Here is a look at the Cubs' situation as the Meetings come to a close:
The only deal that was pushed across an official finish line at these Winter Meetings was a reunion with former top prospect Brailyn Marquez, who re-signed via a Minor League deal with a Spring Training invite. Marquez, 23, was non-tendered on Nov. 18 after injuries kept him out of game action in '21-22.
BIGGEST REMAINING NEEDS
With shortstop Trea Turner agreeing to an 11-year, $300 million deal with the Phillies and the Padres reaching a deal with Xander Bogaerts, the Cubs are still trying to land Carlos Correa or Dansby Swanson. By the end of these Meetings, there was a sense that Swanson might be the most realistic acquisition for the North Siders.
After the Yankees convinced superstar outfielder Aaron Judge to stay in the Bronx with a reported nine-year, $360 million deal, the Giants could potentially pivot to Correa.
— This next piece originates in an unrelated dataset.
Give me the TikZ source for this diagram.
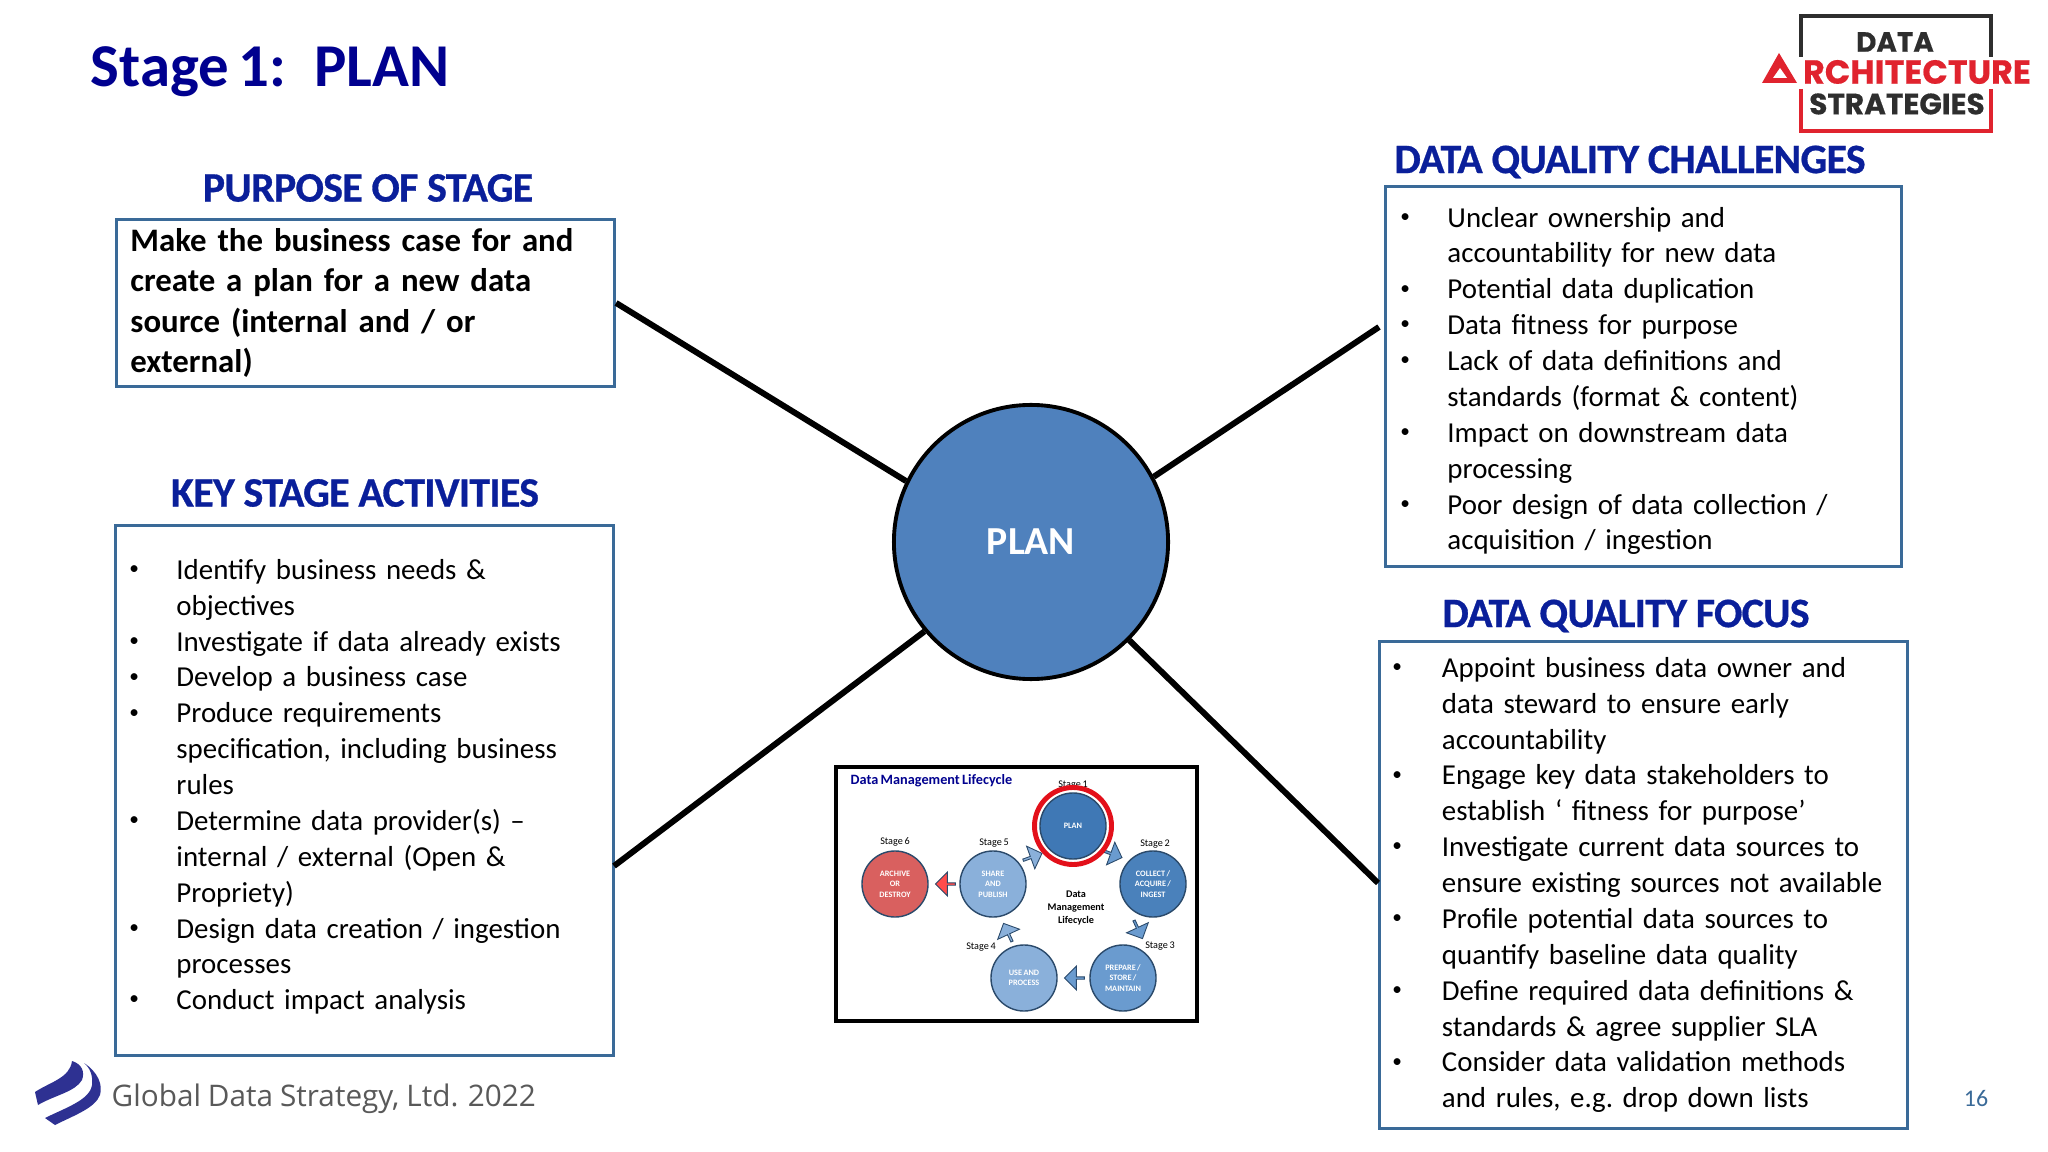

Swanson may not offer the same offensive output as Correa, but the former Braves shortstop had a career year at the plate last season (115 OPS+) and was elite defensively (21 outs above average). An up-the-middle combination of Swanson and Nico Hoerner would enhance the Cubs' run prevention.
Free-agent Willson Contreras, who hit the open market as the Cubs' longest-tenured player, reportedly reached a five-year deal with the rival Cardinals on Wednesday. Chicago has veteran Yan Gomes in the fold and a capable backup in P.J. Higgins, but the Cubs remain active in trying to add more depth behind the plate (with an emphasis on defense).
"He was a Cub for a long time," Hoyer said of Contreras. "We won a World Series with him. I admire just his toughness and resilience behind the plate. He played hurt a lot. He always came to the ballpark wanting to play. Obviously, he signed with the Cardinals, but I wish him happiness. He gave us a lot of happiness and I wish him the same."
It's probable that Taillon represents the Cubs' biggest splurge for the rotation this winter, but expect Chicago to look to add more on shorter value deals. Hoyer noted that the relief market has been "aggressive," which could leave the Cubs searching for flyers similar to success stories of recent seasons (Andrew Chafin, Ryan Tepera and Chris Martin, among others).
4. First base
The Cubs have slugging prospect Matt Mervis coming, but Hoyer has noted that the team would like to build up some depth and insurance at that spot. Chicago was in on free agent José Abreu, but he signed a three-year deal with the Astros. The Cubs are surveying alternatives, but it sounds like this need has moved further down the list of priorities.
RULE 5 DRAFT
The Mariners picked right-hander Chris Clarke off the Cubs' Triple-A Iowa roster on Wednesday. Unranked by Pipeline, the 24-year-old Clarke was a fourth-round selection by the Cubs in the 2019 MLB Draft and spent last season between High-A and Double-A. In 120 1/3 innings, he had a 4.64 ERA with 110 strikeouts and 25 walks.
The Cubs did not make any selections in the Major League phase of the Rule 5 Draft this year.
THE BOTTOM LINE
The Cubs have a stronger foundation of prospects after two rebuilding seasons, but the realistic timeline for the bulk of the Pipeline talent to arrive looks like 2024-25 right now. Still, there is a path to contending in the division this year and Chicago is trying to balance that short-term goal with the long-term vision.
"We have holes we need to fill," Hoyer said. "We need to be active in the market as we move forward. It's hard to define big or small. Certainly, we have a bunch of holes. That's one of the challenges we have. Until our farm system really starts producing, which I think it will be in the next couple of years ... you have to fill more holes in free agency."